• **Part of a data file**:

▬▬▬▬▬▬▬▬▬▬

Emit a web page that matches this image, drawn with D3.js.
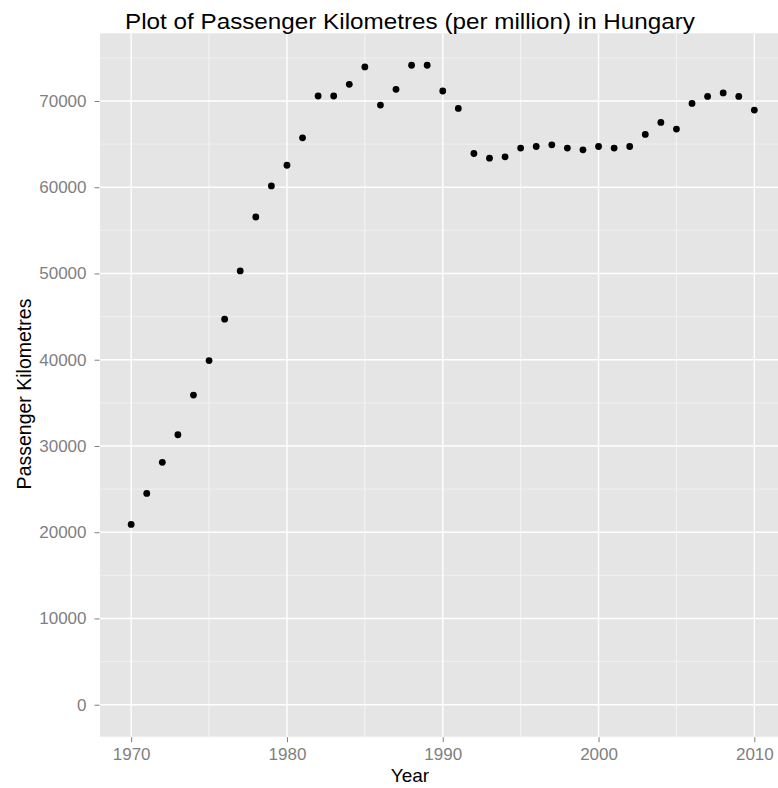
<!DOCTYPE html>
<html>
<head>
<meta charset="utf-8">
<script src="https://cdn.jsdelivr.net/npm/d3@7"></script>
<style>
    body { margin: 0; background: #fff; }
    svg { display: block; font-family: "Liberation Sans", Arial, sans-serif; }
</style>
</head>
<body>
<div id="chart"></div>
<script>
// Passenger kilometres (per million), Hungary
const years = [1970, 1971, 1972, 1973, 1974, 1975, 1976, 1977, 1978, 1979,
               1980, 1981, 1982, 1983, 1984, 1985, 1986, 1987, 1988, 1989,
               1990, 1991, 1992, 1993, 1994, 1995, 1996, 1997, 1998, 1999,
               2000, 2001, 2002, 2003, 2004, 2005, 2006, 2007, 2008, 2009, 2010];
const passengerKm = [20900, 24500, 28100, 31300, 35900, 39900, 44700, 50300, 56550, 60150,
                     62550, 65730, 70580, 70580, 71930, 73950, 69530, 71350, 74140, 74140,
                     71160, 69140, 63910, 63370, 63525, 64535, 64720, 64920, 64535, 64340,
                     64720, 64535, 64720, 66120, 67510, 66745, 69720, 70530, 70930, 70530, 68950];
const xTicks = [1970, 1980, 1990, 2000, 2010];
const xMinor = [1975, 1985, 1995, 2005];
const yTicks = [0, 10000, 20000, 30000, 40000, 50000, 60000, 70000];
const yMinor = [5000, 15000, 25000, 35000, 45000, 55000, 65000, 75000];

const width = 778, height = 788;
const panel = { left: 100, right: 785.5, top: 33.3, bottom: 736.7 };

const svg = d3.select("#chart").append("svg")
    .attr("width", width)
    .attr("height", height);

// ggplot style 5% expansion, y limits include 0
const yLo = 0, yHi = d3.max(passengerKm);
const yPad = (yHi - yLo) * 0.05;
const xLo = d3.min(years), xHi = d3.max(years);
const xPad = (xHi - xLo) * 0.05;

const x = d3.scaleLinear()
    .domain([xLo - xPad, xHi + xPad])
    .range([panel.left, panel.right]);
const y = d3.scaleLinear()
    .domain([yLo - yPad, yHi + yPad])
    .range([panel.bottom, panel.top]);

svg.append("rect")
    .attr("x", panel.left)
    .attr("y", panel.top)
    .attr("width", panel.right - panel.left)
    .attr("height", panel.bottom - panel.top)
    .attr("fill", "#e5e5e5");

const grid = svg.append("g");
grid.selectAll(".hminor").data(yMinor).enter().append("line")
    .attr("x1", panel.left).attr("x2", panel.right)
    .attr("y1", d => y(d)).attr("y2", d => y(d))
    .attr("stroke", "#f2f2f2").attr("stroke-width", 0.8);
grid.selectAll(".vminor").data(xMinor).enter().append("line")
    .attr("y1", panel.top).attr("y2", panel.bottom)
    .attr("x1", d => x(d)).attr("x2", d => x(d))
    .attr("stroke", "#f4f4f4").attr("stroke-width", 1);
grid.selectAll(".hmajor").data(yTicks).enter().append("line")
    .attr("x1", panel.left).attr("x2", panel.right)
    .attr("y1", d => y(d)).attr("y2", d => y(d))
    .attr("stroke", "#ffffff").attr("stroke-width", 1.4);
grid.selectAll(".vmajor").data(xTicks).enter().append("line")
    .attr("y1", panel.top).attr("y2", panel.bottom)
    .attr("x1", d => x(d)).attr("x2", d => x(d))
    .attr("stroke", "#ffffff").attr("stroke-width", 1.4);

// axes
const yAxis = svg.append("g")
    .attr("transform", `translate(${panel.left - 0.5},0)`)
    .call(d3.axisLeft(y).tickValues(yTicks).tickSize(5).tickPadding(8).tickFormat(d3.format("d")));
const xAxis = svg.append("g")
    .attr("transform", `translate(0,${panel.bottom + 0.5})`)
    .call(d3.axisBottom(x).tickValues(xTicks).tickSize(5).tickPadding(6).tickFormat(d3.format("d")));

[yAxis, xAxis].forEach(a => {
    a.select(".domain").remove();
    a.selectAll(".tick line").attr("stroke", "#7f7f7f").attr("stroke-width", 1);
    a.selectAll(".tick text")
        .attr("fill", "#7f7f7f")
        .attr("font-size", 17)
        .attr("font-family", "Liberation Sans, Arial, sans-serif");
});

// points
svg.append("g").selectAll("circle")
    .data(years)
    .enter().append("circle")
    .attr("cx", (d, i) => x(d))
    .attr("cy", (d, i) => y(passengerKm[i]))
    .attr("r", 3.4)
    .attr("fill", "#000");

// titles
svg.append("text")
    .attr("x", 125)
    .attr("y", 29)
    .attr("font-size", 22)
    .attr("textLength", 570)
    .attr("lengthAdjust", "spacingAndGlyphs")
    .attr("fill", "#000")
    .text("Plot of Passenger Kilometres (per million) in Hungary");

svg.append("text")
    .attr("x", 410)
    .attr("y", 782)
    .attr("text-anchor", "middle")
    .attr("font-size", 19)
    .attr("fill", "#000")
    .text("Year");

svg.append("text")
    .attr("transform", "translate(31,394) rotate(-90)")
    .attr("text-anchor", "middle")
    .attr("font-size", 19.5)
    .attr("fill", "#000")
    .text("Passenger Kilometres");
</script>
</body>
</html>
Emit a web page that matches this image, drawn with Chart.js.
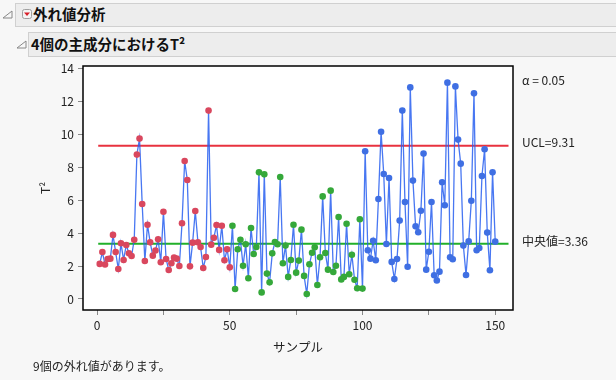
<!DOCTYPE html>
<html><head><meta charset="utf-8">
<script src="https://cdn.jsdelivr.net/npm/chart.js@4/dist/chart.umd.min.js"></script>
<style>
html,body{margin:0;padding:0;background:#f7f7f7;width:616px;height:380px;overflow:hidden;font-family:"Noto Sans CJK JP","Noto Sans",sans-serif;}
#wrap{position:relative;width:616px;height:380px;}
#c{position:absolute;left:0;top:0;}
.hdr{position:absolute;background:#ededed;border:1px solid #d0d0d0;box-sizing:border-box;}
.ht{position:absolute;font-weight:bold;font-size:14.5px;color:#111;white-space:nowrap;line-height:1;}
.tri{position:absolute;}
#foot{position:absolute;left:33px;top:360px;font-size:12px;color:#222;white-space:nowrap;line-height:1;}
</style></head>
<body><div id="wrap">
<canvas id="c" width="616" height="380"></canvas>
<div class="hdr" style="left:15px;top:3px;width:610px;height:24px;"></div>
<svg class="tri" style="left:2px;top:10px" width="12" height="9"><polygon points="1,8 10,8 10,1" fill="none" stroke="#888" stroke-width="1"/></svg>
<svg class="tri" style="left:22px;top:9px" width="11" height="11"><rect x="0.5" y="0.5" width="9" height="9" rx="2" fill="#f4f4f4" stroke="#a0a0a0"/><polygon points="2,3.5 8,3.5 5,7" fill="#d8202a"/></svg>
<div class="ht" style="left:33px;top:7px;">外れ値分析</div>
<div class="hdr" style="left:28px;top:32px;width:600px;height:25px;"></div>
<svg class="tri" style="left:16px;top:40px" width="12" height="9"><polygon points="1,8 10,8 10,1" fill="none" stroke="#888" stroke-width="1"/></svg>
<div class="ht" style="left:31px;top:37px;">4個の主成分におけるT²</div>
<div id="foot">9個の外れ値があります。</div>
</div>
<script>
// ---- data ----
const t2Values = [
 2.13,2.85,2.09,2.43,2.45,3.89,2.85,1.82,3.38,2.37,
 3.28,2.77,2.61,3.60,8.77,9.74,5.77,2.31,4.51,3.44,
 2.63,2.94,3.62,2.23,5.30,2.43,1.76,2.17,2.51,2.45,
 2.00,4.60,8.38,7.23,1.98,3.42,5.34,3.44,3.16,1.88,
 2.55,11.44,3.30,3.72,4.49,2.98,4.45,2.35,3.02,1.92,
 4.45,0.61,3.02,3.60,2.02,3.32,1.26,4.31,2.73,3.16,
 7.69,0.40,7.57,1.54,1.01,2.77,3.46,3.32,7.41,2.17,
 3.24,1.34,2.37,4.51,1.60,2.33,4.21,1.40,0.30,2.11,
 2.81,3.14,0.85,2.53,6.23,2.79,1.78,6.58,1.64,2.02,
 4.98,1.19,1.34,4.57,1.50,2.69,1.17,0.65,4.84,0.63,
 8.97,2.96,2.45,3.54,2.35,6.07,10.16,7.59,3.34,7.35,
 2.25,1.21,2.43,4.76,11.44,5.89,1.96,12.85,7.19,4.41,
 4.05,5.36,8.83,1.78,2.87,5.89,1.44,1.12,1.66,7.09,
 5.69,13.14,2.53,2.41,12.91,9.68,8.22,3.24,1.46,3.50,
 5.97,12.49,2.96,3.10,7.47,9.09,4.03,1.74,7.69,3.48
];
const groupSizes = [50, 50, 50];
const groupColors = ['#d9475e', '#35a83a', '#3f6fe3'];
const ucl = 9.31;
const median = 3.36;
const alpha = 0.05;
const xTickValues = [0, 25, 50, 75, 100, 125, 150];
const xLabelValues = [0, 50, 100, 150];
const yTickValues = [0, 2, 4, 6, 8, 10, 12, 14];

// ---- build ----
const samples = t2Values.map((_, i) => i + 1);
const pointColors = [];
groupSizes.forEach((n, g) => { for (let k = 0; k < n; k++) pointColors.push(groupColors[g]); });
const points = samples.map((s, i) => ({x: s, y: t2Values[i]}));

const FONT = '"Noto Sans CJK JP","Noto Sans",sans-serif';

const framePlugin = {
  id: 'frame',
  beforeDraw(chart) {
    const a = chart.chartArea, c = chart.ctx;
    c.save(); c.fillStyle = '#ffffff'; c.fillRect(a.left, a.top, a.right - a.left, a.bottom - a.top); c.restore();
  },
  beforeDatasetsDraw(chart) {
    const a = chart.chartArea, c = chart.ctx, xs = chart.scales.x, ys = chart.scales.y;
    const x0 = xs.getPixelForValue(samples[0]) - 1.5;
    const x1 = a.right - 4.5;
    c.save();
    c.lineWidth = 2;
    c.strokeStyle = '#e8323f';
    c.beginPath(); c.moveTo(x0, ys.getPixelForValue(ucl)); c.lineTo(x1, ys.getPixelForValue(ucl)); c.stroke();
    c.strokeStyle = '#22b02a';
    c.beginPath(); c.moveTo(x0, ys.getPixelForValue(median)); c.lineTo(x1, ys.getPixelForValue(median)); c.stroke();
    c.restore();
  },
  afterDraw(chart) {
    const a = chart.chartArea, c = chart.ctx, ys = chart.scales.y;
    c.save();
    c.strokeStyle = '#000'; c.lineWidth = 1.5;
    c.strokeRect(a.left, a.top, a.right - a.left, a.bottom - a.top);
    c.fillStyle = '#222';
    c.font = '12px ' + FONT;
    c.textBaseline = 'middle'; c.textAlign = 'left';
    const tx = a.right + 9;
    c.fillText('α = ' + alpha.toFixed(2), tx, a.top + 14);
    c.fillText('UCL=' + ucl.toFixed(2), tx, ys.getPixelForValue(ucl) - 3);
    c.fillText('中央値=' + median.toFixed(2), tx, ys.getPixelForValue(median) - 2);
    c.restore();
  }
};

new Chart(document.getElementById('c'), {
  type: 'scatter',
  data: {
    datasets: [{
      data: points,
      showLine: true,
      borderColor: 'rgba(40,95,240,0.85)',
      borderWidth: 1.3,
      pointRadius: 3.3,
      pointBorderWidth: 0,
      pointBackgroundColor: pointColors,
      pointBorderColor: pointColors,
      tension: 0
    }]
  },
  options: {
    responsive: false,
    animation: false,
    events: [],
    layout: {padding: {top: 66, right: 103, bottom: 0, left: 0}},
    plugins: {legend: {display: false}, tooltip: {enabled: false}},
    scales: {
      x: {
        type: 'linear', min: -5.3, max: 156.7,
        afterFit(s) { s.height = 70; },
        afterBuildTicks(s) { s.ticks = xTickValues.map(v => ({value: v})); },
        grid: {display: true, drawOnChartArea: false, drawTicks: true, tickLength: 5, color: '#888'},
        border: {display: false},
        ticks: {
          autoSkip: false, maxRotation: 0, padding: 3, color: '#222',
          font: {size: 12, family: FONT},
          callback: v => xLabelValues.includes(v) ? String(v) : ''
        },
        title: {display: true, text: 'サンプル', color: '#222', font: {size: 12.5, family: FONT}, padding: {top: 0, bottom: 25}}
      },
      y: {
        type: 'linear', min: -0.67, max: 14.15,
        afterFit(s) { s.width = 83; },
        afterBuildTicks(s) { s.ticks = yTickValues.map(v => ({value: v})); },
        grid: {display: true, drawOnChartArea: false, drawTicks: true, tickLength: 5, color: '#888'},
        border: {display: false},
        ticks: {padding: 4, color: '#222', font: {size: 12, family: FONT}},
        title: {display: true, text: 'T²', color: '#222', font: {size: 12, family: FONT}, padding: {top: 38, bottom: 0}}
      }
    }
  },
  plugins: [framePlugin]
});
</script>
</body></html>
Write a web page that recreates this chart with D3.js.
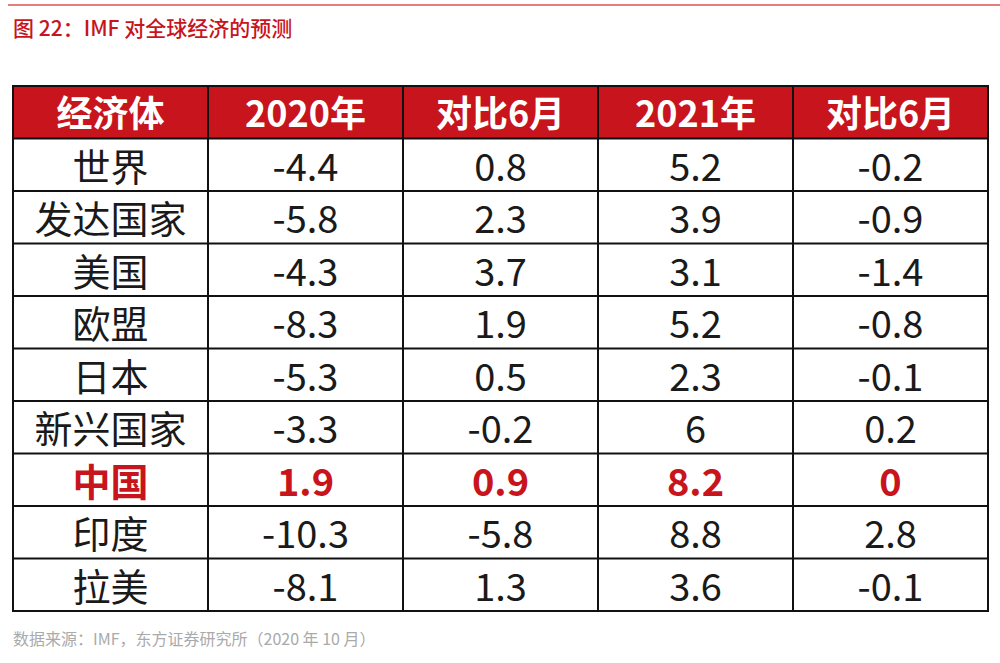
<!DOCTYPE html><html><head><meta charset="utf-8">
<script src="https://cdn.jsdelivr.net/npm/d3@7"></script>
<style>body{margin:0;background:#fff}</style></head><body>
<svg id="c" width="1000" height="663"></svg>
<script>
const headers=["经济体","2020年","对比6月","2021年","对比6月"];
const economies=["世界","发达国家","美国","欧盟","日本","新兴国家","中国","印度","拉美"];
const y2020=["-4.4","-5.8","-4.3","-8.3","-5.3","-3.3","1.9","-10.3","-8.1"];
const vsJune2020=["0.8","2.3","3.7","1.9","0.5","-0.2","0.9","-5.8","1.3"];
const y2021=["5.2","3.9","3.1","5.2","2.3","6","8.2","8.8","3.6"];
const vsJune2021=["-0.2","-0.9","-1.4","-0.8","-0.1","0.2","0","2.8","-0.1"];
const highlight="中国";
const font="'Noto Sans CJK SC','Noto Sans',sans-serif";
const red="#c8141c";
const svg=d3.select("#c");
svg.append("line").attr("x1",8).attr("x2",1000).attr("y1",5).attr("y2",5).attr("stroke","#d9534f").attr("stroke-width",1.5);
svg.append("text").attr("x",13).attr("y",36).attr("fill",red).attr("font-family",font).attr("font-size",21).attr("font-weight",500).text("图 22：IMF 对全球经济的预测");
svg.append("text").attr("x",13).attr("y",645).attr("fill","#aaa").attr("font-family",font).attr("font-size",16).text("数据来源：IMF，东方证券研究所（2020 年 10 月）");
const x=d3.scaleBand().domain(d3.range(headers.length)).range([13,988]);
const rowsIdx=["h",...economies];
const y=d3.scaleBand().domain(rowsIdx).range([86,611]);
svg.append("rect").attr("x",13).attr("y",y("h")).attr("width",975).attr("height",y.bandwidth()).attr("fill",red);
const rows=economies.map((e,i)=>[e,y2020[i],vsJune2020[i],y2021[i],vsJune2021[i]]);
headers.forEach((h,j)=>svg.append("text").attr("x",x(j)+x.bandwidth()/2).attr("y",y("h")+y.bandwidth()/2).attr("dy","0.4em").attr("text-anchor","middle").attr("fill","#fff").attr("font-family",font).attr("font-weight",700).attr("font-size",36).text(h));
rows.forEach(r=>{const hl=r[0]===highlight;r.forEach((v,j)=>svg.append("text").attr("x",x(j)+x.bandwidth()/2).attr("y",y(r[0])+y.bandwidth()/2).attr("dy","0.42em").attr("text-anchor","middle").attr("fill",hl?red:"#1a1a1a").attr("font-family",font).attr("font-weight",hl?700:400).attr("font-size",38).text(v));});
const g=svg.append("g").attr("stroke","#111").attr("stroke-width",2);
rowsIdx.slice(1).forEach(r=>g.append("line").attr("x1",13).attr("x2",988).attr("y1",y(r)).attr("y2",y(r)));
d3.range(1,headers.length).forEach(j=>g.append("line").attr("x1",x(j)).attr("x2",x(j)).attr("y1",86).attr("y2",611));
g.append("rect").attr("x",13).attr("y",86).attr("width",975).attr("height",525).attr("fill","none");
</script></body></html>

▬▬▬▬▬▬▬▬▬▬

Return each line where "that" shows up.

Emit a web page that matches this image, drawn with D3.js.
Emit a web page that matches this image, drawn with Chart.js.
Write a web page that recreates this chart with D3.js.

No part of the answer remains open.